◆ **Data entries**
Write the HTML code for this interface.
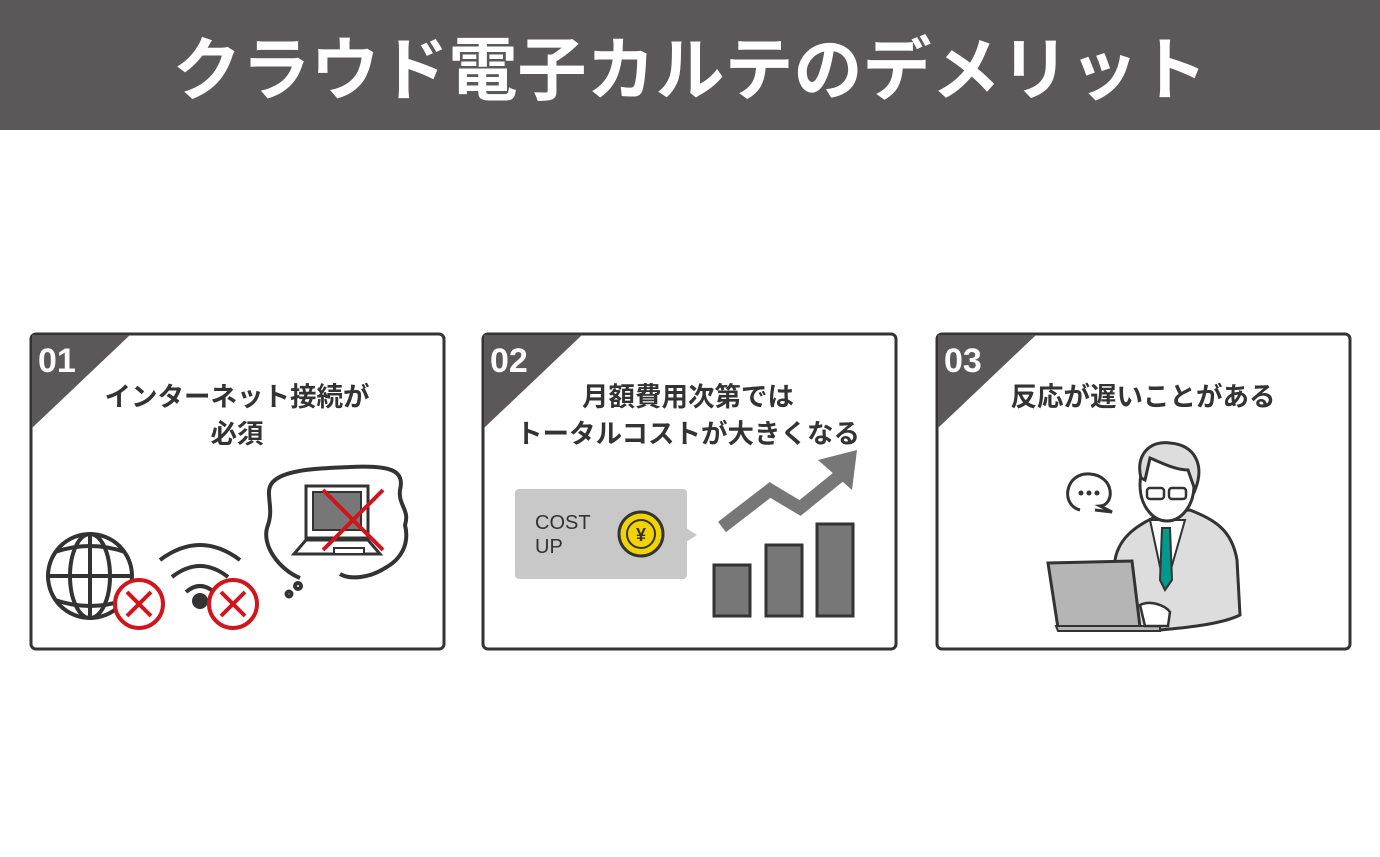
<!DOCTYPE html>
<html><head><meta charset="utf-8"><style>
body{margin:0;width:1380px;height:852px;background:#fff;overflow:hidden;font-family:"Liberation Sans","Noto Sans CJK JP",sans-serif}
</style></head><body>
<svg width="1380" height="852" xmlns="http://www.w3.org/2000/svg" font-family="Liberation Sans, Noto Sans CJK JP, sans-serif">
<rect x="0" y="0" width="1380" height="130" fill="#5a5858"/>
<text x="690" y="94" fill="#fff" font-size="69" font-weight="bold" text-anchor="middle" font-family="Noto Sans CJK JP, sans-serif">クラウド電子カルテのデメリット</text>

<g stroke="#333" stroke-width="3" fill="#fff">
<rect x="31" y="334" width="413" height="315" rx="5"/>
<rect x="483" y="334" width="413" height="315" rx="5"/>
<rect x="937" y="334" width="413" height="315" rx="5"/>
</g>
<g fill="#5a5858">
<path d="M32 335 H130 L32 428 Z"/>
<path d="M484 335 H582 L484 428 Z"/>
<path d="M938 335 H1036 L938 428 Z"/>
</g>
<g fill="#fff" font-size="34" font-weight="bold">
<text x="38" y="372">01</text><text x="490" y="372">02</text><text x="944" y="372">03</text>
</g>
<g fill="#333" font-size="26.5" font-weight="bold" text-anchor="middle" font-family="Noto Sans CJK JP, sans-serif">
<text x="237" y="406">インターネット接続が</text>
<text x="237" y="443">必須</text>
<text x="688" y="406">月額費用次第では</text>
<text x="688" y="443">トータルコストが大きくなる</text>
<text x="1143" y="406">反応が遅いことがある</text>
</g>

<g fill="none" stroke="#333" stroke-width="4">
<circle cx="90" cy="576" r="42"/>
<ellipse cx="90" cy="576" rx="20" ry="42"/>
<line x1="90" y1="534" x2="90" y2="618"/>
<line x1="48" y1="576" x2="132" y2="576"/>
<path d="M55 552 Q90 540 125 552"/><path d="M55 600 Q90 612 125 600"/>
<path d="M160 560 Q200 530 240 560"/><path d="M172 577 Q200 555 228 577"/><path d="M186 592 Q200 580 214 592"/>
<path d="M300 578 C280 570 260 545 268 525 C275 505 262 490 275 480 C290 468 330 468 350 467 C390 465 405 470 400 490 C398 505 410 510 405 525 C410 545 400 560 385 568 C370 578 350 580 340 574"/>
<circle cx="289" cy="594" r="2.5"/><circle cx="298" cy="586" r="3"/>
</g>
<circle cx="200" cy="601" r="8" fill="#333"/>
<g fill="#fff" stroke="#d0161c" stroke-width="4">
<circle cx="139" cy="604" r="24"/><circle cx="233" cy="604" r="24"/>
</g>
<g stroke="#d0161c" stroke-width="4">
<path d="M127 592 L151 616 M151 592 L127 616"/><path d="M221 592 L245 616 M245 592 L221 616"/>
</g>
<rect x="306" y="486" width="62" height="52" fill="#fff" stroke="#333" stroke-width="3"/>
<rect x="313" y="492" width="48" height="38" fill="#777" stroke="#333" stroke-width="2"/>
<path d="M294 554 L306 540 H368 L380 554 Z" fill="#fff" stroke="#333" stroke-width="3"/>
<rect x="334" y="548" width="30" height="6" fill="#fff" stroke="#333" stroke-width="2"/>
<path d="M323 490 L383 550 M383 490 L323 550" stroke="#d0161c" stroke-width="4"/>

<rect x="515" y="489" width="172" height="90" rx="4" fill="#c8c8c8"/>
<path d="M686 528 L697 535 L686 542 Z" fill="#c8c8c8"/>
<text x="535" y="529" font-size="20" fill="#333">COST</text>
<text x="535" y="553" font-size="20" fill="#333">UP</text>
<circle cx="641" cy="534" r="22" fill="#f2d300" stroke="#333" stroke-width="3"/>
<circle cx="641" cy="534" r="14" fill="none" stroke="#333" stroke-width="2"/>
<text x="641" y="541" font-size="18" font-weight="bold" fill="#333" text-anchor="middle">¥</text>
<g fill="#777" stroke="#333" stroke-width="3">
<rect x="714" y="565" width="36" height="51"/><rect x="766" y="545" width="36" height="71"/><rect x="817" y="524" width="36" height="92"/>
</g>
<path d="M722 527 L770 490 L800 508 L842 474" fill="none" stroke="#777" stroke-width="13"/>
<path d="M857 450 L852 490 L818 460 Z" fill="#777"/>

<g fill="none" stroke="#333" stroke-width="3">
<path d="M1080 510 C1060 505 1065 472 1090 474 C1115 476 1115 505 1100 506 L1112 512 L1095 510"/>
</g>
<g fill="#333"><circle cx="1081" cy="493" r="2.5"/><circle cx="1089" cy="493" r="2.5"/><circle cx="1097" cy="493" r="2.5"/></g>
<path d="M1120 630 L1115 560 C1120 530 1150 520 1165 512 L1190 510 C1215 520 1232 530 1237 560 L1240 615 C1220 625 1180 628 1160 630 Z" fill="#ddd" stroke="#333" stroke-width="3"/>
<path d="M1150 520 L1165 590 L1185 520 Z" fill="#fff" stroke="#333" stroke-width="2"/>
<path d="M1162 528 L1170 528 L1172 580 L1165 590 L1160 580 Z" fill="#009a8c" stroke="#333" stroke-width="2"/>
<ellipse cx="1167" cy="485" rx="27" ry="36" fill="#fff" stroke="#333" stroke-width="3"/>
<path d="M1141 478 C1135 455 1150 440 1170 443 C1195 445 1205 465 1195 490 L1188 470 C1175 470 1160 462 1150 458 L1145 480 Z" fill="#ddd" stroke="#333" stroke-width="3"/>
<g fill="none" stroke="#333" stroke-width="2.5"><rect x="1147" y="488" width="17" height="11" rx="3"/><rect x="1169" y="488" width="17" height="11" rx="3"/></g>
<path d="M1048 563 L1132 561 L1140 627 L1058 628 Z" fill="#b5b5b5" stroke="#333" stroke-width="3"/>
<path d="M1056 626 H1160 V631 H1058 Z" fill="#b5b5b5" stroke="#333" stroke-width="2"/>
<path d="M1140 605 C1150 600 1165 605 1170 612 L1168 626 L1145 626 Z" fill="#fff" stroke="#333" stroke-width="2.5"/>
</svg>
</body></html>
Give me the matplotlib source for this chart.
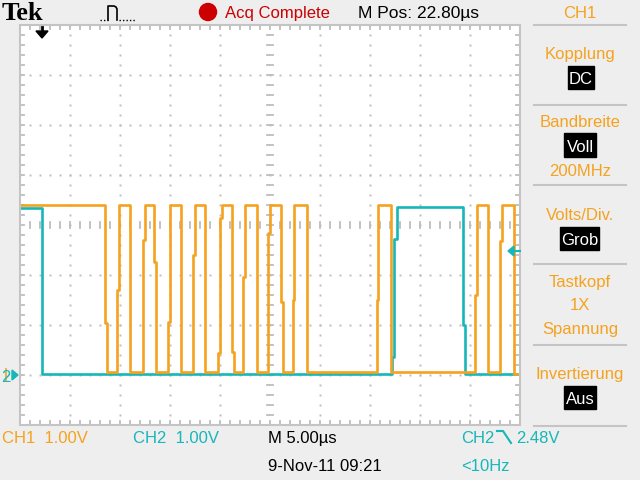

◆ **Given exercise**
Every line of the listing that holds "this" should be found and copied.

◆ **Finished answer**
Write the HTML code for this interface.
Give me the matplotlib source for this chart.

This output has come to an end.